Microsoft has pulled back on a number of its data center projects in the past several weeks, with its most recent pause being an early-stage project in Ohio worth $1 billion. That move broadens the impact of the company’s decision to halt work on sites in Indonesia, the UK, Australia, Illinois, North Dakota and Wisconsin.
“Any significant new endeavor at this size and scale requires agility and refinement as we learn and grow with our customers,” Noelle Walsh, president of Microsoft’s cloud computing operations, said in a post on LinkedIn last week.
Microsoft’s moves may be reflective of broader economic uncertainty, said Trevor Morgan, chief operating officer at OpenDrives. “We have a lot of uncertainty going on in the global economy,” Morgan said. “Volatility makes people stop and go, ‘Wait a minute here with capital investments – let’s think that through.’”
The current economic chaos isn’t the only reason Microsoft may be pulling back, Morgan said.

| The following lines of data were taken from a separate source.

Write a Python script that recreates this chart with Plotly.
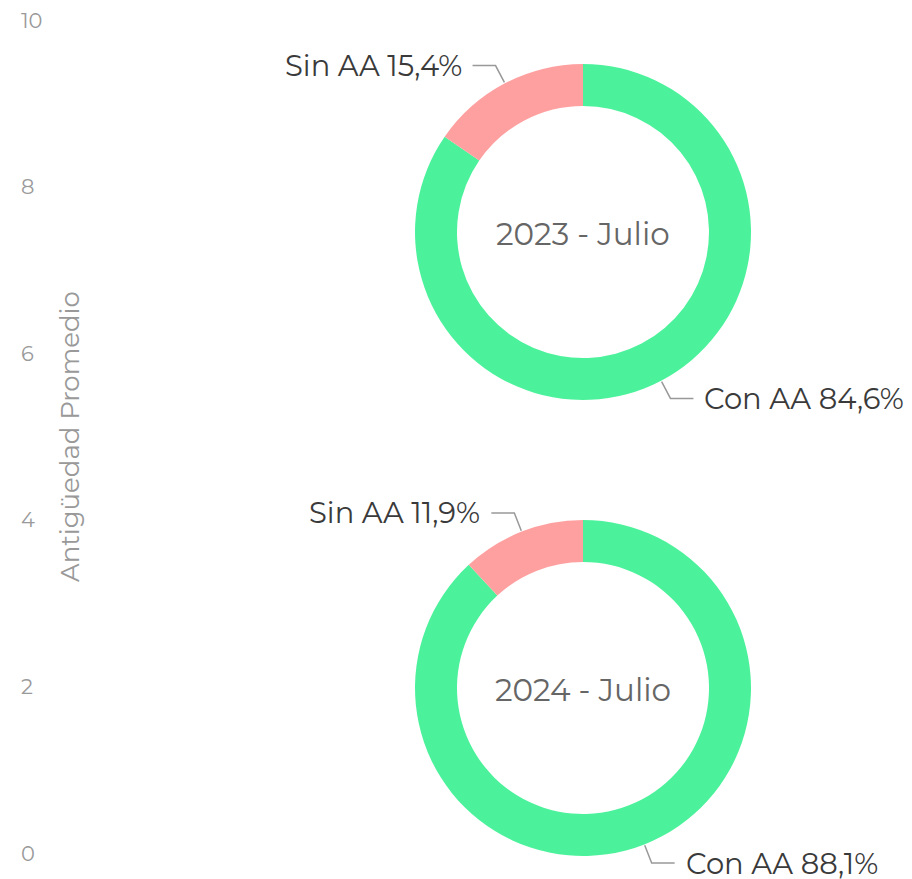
import math
import plotly.graph_objects as go

# ---- data ----
periods = ["2023 - Julio", "2024 - Julio"]
slice_labels = ["Con AA", "Sin AA"]
con_aa = [84.6, 88.1]
sin_aa = [15.4, 11.9]
ytick_vals = [0, 2, 4, 6, 8, 10]
y_title = "Antigüedad Promedio"

colors = ["#4cf29b", "#ffa0a0"]
FONT = "Montserrat, 'Open Sans', sans-serif"

W, H = 912, 879
ML, MR, MT, MB = 0, 0, 20, 20
PW, PH = W - ML - MR, H - MT - MB

def px(xp):
    return (xp - ML) / PW

def py(yp):
    return (H - MB - yp) / PH

# pie placement (pixel centres, outer radius)
centres = [(583, 232), (583, 688)]
R = 168

fig = go.Figure()
fig.add_trace(go.Scatter(x=[None], y=[None], showlegend=False, hoverinfo="skip"))

shapes = []
annotations = []
for i, (cx, cy) in enumerate(centres):
    vals = [con_aa[i], sin_aa[i]]
    fig.add_trace(go.Pie(
        labels=slice_labels, values=vals, hole=0.75, sort=False,
        direction="clockwise", rotation=0,
        marker=dict(colors=colors, line=dict(width=0)),
        textinfo="none", showlegend=False,
        domain=dict(x=[px(cx - R), px(cx + R)], y=[py(cy + R), py(cy - R)]),
    ))
    annotations.append(dict(
        text=periods[i], x=px(cx), y=py(cy + 2), xref="paper", yref="paper",
        xanchor="center", yanchor="middle",
        showarrow=False, font=dict(family=FONT, size=31, color="#666666"),
    ))
    total = sum(vals)
    cum = 0
    for lab, v in zip(slice_labels, vals):
        mid = (cum + v / 2) / total * 2 * math.pi
        cum += v
        ux, uy = math.sin(mid), -math.cos(mid)
        sx, sy = cx + (R + 1) * ux, cy + (R + 1) * uy
        ex, ey = cx + (R + 20) * ux, cy + (R + 20) * uy
        side = 1 if ux >= 0 else -1
        hx = ex + side * 23
        shapes.append(dict(
            type="path", xref="paper", yref="paper",
            path=f"M {px(sx)} {py(sy)} L {px(ex)} {py(ey)} L {px(hx)} {py(ey)}",
            line=dict(color="#999999", width=1.5),
        ))
        pct = f"{v:.1f}".replace(".", ",")
        annotations.append(dict(
            text=f"{lab} {pct}%", x=px(hx + side * 9), y=py(ey),
            xref="paper", yref="paper", showarrow=False,
            xanchor="left" if side > 0 else "right", yanchor="middle",
            font=dict(family=FONT, size=29, color="#3a3a3a"),
        ))

# y tick labels (left aligned, as in the reference)
for v in ytick_vals:
    annotations.append(dict(
        text=str(v), x=px(19), y=v, xref="paper", yref="y",
        showarrow=False, xanchor="left", yanchor="middle",
        font=dict(family=FONT, size=21, color="#9a9a9a"),
    ))

annotations.append(dict(
    text=y_title, x=px(70), y=py(437), xref="paper", yref="paper",
    xanchor="center", yanchor="middle",
    showarrow=False, textangle=-90, font=dict(family=FONT, size=26, color="#999999"),
))

fig.update_layout(
    width=W, height=H,
    margin=dict(l=ML, r=MR, t=MT, b=MB),
    paper_bgcolor="white", plot_bgcolor="white",
    showlegend=False,
    xaxis=dict(visible=False, range=[0, 1]),
    yaxis=dict(range=[0, 10], domain=[py(853), py(20)], tickvals=ytick_vals,
               showticklabels=False,
               showgrid=False, zeroline=False, showline=False, ticks=""),
    shapes=shapes, annotations=annotations,
)

fig.write_html("out.html", config={"displayModeBar": False},
               post_script="document.body.style.margin='0';")
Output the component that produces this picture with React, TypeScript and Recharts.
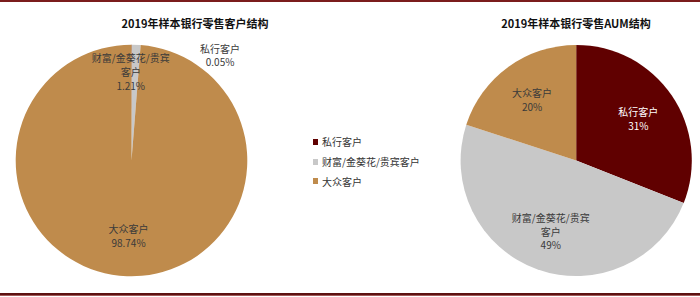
import React from "react";
import { PieChart, Pie, Cell, Legend } from "recharts";

const categories = ["私行客户", "财富/金葵花/贵宾客户", "大众客户"];
const categoryLabelLines = [["私行客户"], ["财富/金葵花/贵宾", "客户"], ["大众客户"]];
const customerShare = [0.05, 1.21, 98.74];
const aumShare = [31, 49, 20];
const sliceColors = ["#600000", "#C8C8C8", "#BF8B4C"];
const titles = ["2019年样本银行零售客户结构", "2019年样本银行零售AUM结构"];

const customerData = categories.map((name, i) => ({ name, value: customerShare[i] }));
const aumData = categories.map((name, i) => ({ name, value: aumShare[i] }));

const FONT = "'Noto Sans CJK SC', 'Noto Sans', sans-serif";
const RAD = Math.PI / 180;
const LINE_H = 13.8;

function MultiLine({ x, y, lines, fill }: { x: number; y: number; lines: string[]; fill: string }) {
  const start = y - ((lines.length - 1) * LINE_H) / 2;
  return (
    <text x={x} textAnchor="middle" fontFamily={FONT} fontSize={10} fill={fill}>
      {lines.map((l, i) => (
        <tspan key={i} x={x} y={start + i * LINE_H} dominantBaseline="central">
          {l}
        </tspan>
      ))}
    </text>
  );
}

const customerLabel = (props: any) => {
  const { cx, cy, midAngle, outerRadius, index, value } = props;
  let angle = midAngle;
  let r = outerRadius * 0.65;
  if (index === 0) {
    angle = 50;
    r = outerRadius * 1.19;
  } else if (index === 1) {
    angle = 90.5;
    r = outerRadius * 0.77;
  }
  const x = cx + r * Math.cos(-angle * RAD);
  const y = cy + r * Math.sin(-angle * RAD);
  const lines = [...categoryLabelLines[index], `${Number(value).toFixed(2)}%`];
  return <MultiLine key={`cl${index}`} x={x} y={y} lines={lines} fill="#3a3a3a" />;
};

const aumLabel = (props: any) => {
  const { cx, cy, midAngle, outerRadius, index, value } = props;
  const r = outerRadius * 0.65;
  const x = cx + r * Math.cos(-midAngle * RAD);
  const y = cy + r * Math.sin(-midAngle * RAD);
  const lines = [...categoryLabelLines[index], `${value}%`];
  return <MultiLine key={`al${index}`} x={x} y={y} lines={lines} fill={index === 0 ? "#ffffff" : "#3a3a3a"} />;
};

const LegendContent = () => (
  <div style={{ fontFamily: FONT, fontSize: 10, color: "#333" }}>
    {categories.map((c, i) => (
      <div key={c} style={{ display: "flex", alignItems: "center", height: 19.7 }}>
        <span style={{ width: 5, height: 6, background: sliceColors[i], marginRight: 4, display: "inline-block" }} />
        <span>{c}</span>
      </div>
    ))}
  </div>
);

export default function App() {
  return (
    <div style={{ position: "absolute", left: 0, top: 0, width: 700, height: 297, background: "#fff" }}>
      <div style={{ position: "absolute", left: 0, top: 0, width: 700, height: 2, background: "#7B1C1C" }} />
      <div style={{ position: "absolute", left: 0, top: 293, width: 700, height: 1.5, background: "#5E1212" }} />
      <div style={{ position: "absolute", left: 0, top: 294.5, width: 700, height: 1.5, background: "#A35A5A" }} />
      {titles.map((t, i) => (
        <div
          key={t}
          style={{
            position: "absolute",
            left: i === 0 ? 195 - 100 : 576 - 100,
            top: 15,
            width: 200,
            textAlign: "center",
            fontFamily: FONT,
            fontWeight: 700,
            fontSize: 11,
            lineHeight: "16px",
            color: "#111",
          }}
        >
          {t}
        </div>
      ))}
      <PieChart
        width={700}
        height={297}
        margin={{ top: 0, right: 0, bottom: 0, left: 0 }}
        style={{ position: "absolute", left: 0, top: 0 }}
      >
        <Pie
          data={customerData}
          dataKey="value"
          nameKey="name"
          cx={131.5}
          cy={160.5}
          outerRadius={115.8}
          startAngle={90}
          endAngle={-270}
          stroke="none"
          isAnimationActive={false}
          labelLine={false}
          label={customerLabel}
        >
          {customerData.map((d, i) => (
            <Cell key={d.name} fill={sliceColors[i]} />
          ))}
        </Pie>
        <Pie
          data={aumData}
          dataKey="value"
          nameKey="name"
          cx={576.2}
          cy={160.5}
          outerRadius={115.6}
          startAngle={90}
          endAngle={-270}
          stroke="none"
          isAnimationActive={false}
          labelLine={false}
          label={aumLabel}
        >
          {aumData.map((d, i) => (
            <Cell key={d.name} fill={sliceColors[i]} />
          ))}
        </Pie>
        <Legend
          content={LegendContent}
          layout="vertical"
          wrapperStyle={{ position: "absolute", left: 313, top: 132, width: 140 }}
        />
      </PieChart>
    </div>
  );
}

After years of the industry going all-in on AI, the question of when tech firms will see a return on their eye-popping investments still hangs in the balance:
- “Do we really know what AI is going to do for businesses?” Morgan said. “People are freaked out. And with uncertainty comes cautiousness with capital-heavy investments.”
- And ironing out how AI fits into different industries isn’t something that’ll happen overnight. “I think we’re going to see that iron out in the next two to three years,” Morgan said.
Though caution may be causing the industry to slow its roll, it’s unlikely that these firms will reverse course entirely, he said. As it stands, Microsoft and others are likely slowing down to take a pulse check and assess competition. “If everybody’s looking at each other, then it looks like a receding, but I think it’s just a pause,” he said.
So what will it take to melt the ice? It may require one firm going “full speed ahead” despite the circumstances, said Morgan. It’s a mentality that tech giants like Google and Amazon seem to be living by, as both companies reaffirmed their multi-billion dollar data center plans last week.
“One of them is going to say, ‘damn the torpedoes,’” said Morgan. “You hear all the time that you don’t go big in business when times are good, because everything’s expensive. You go big when things look a little rough.”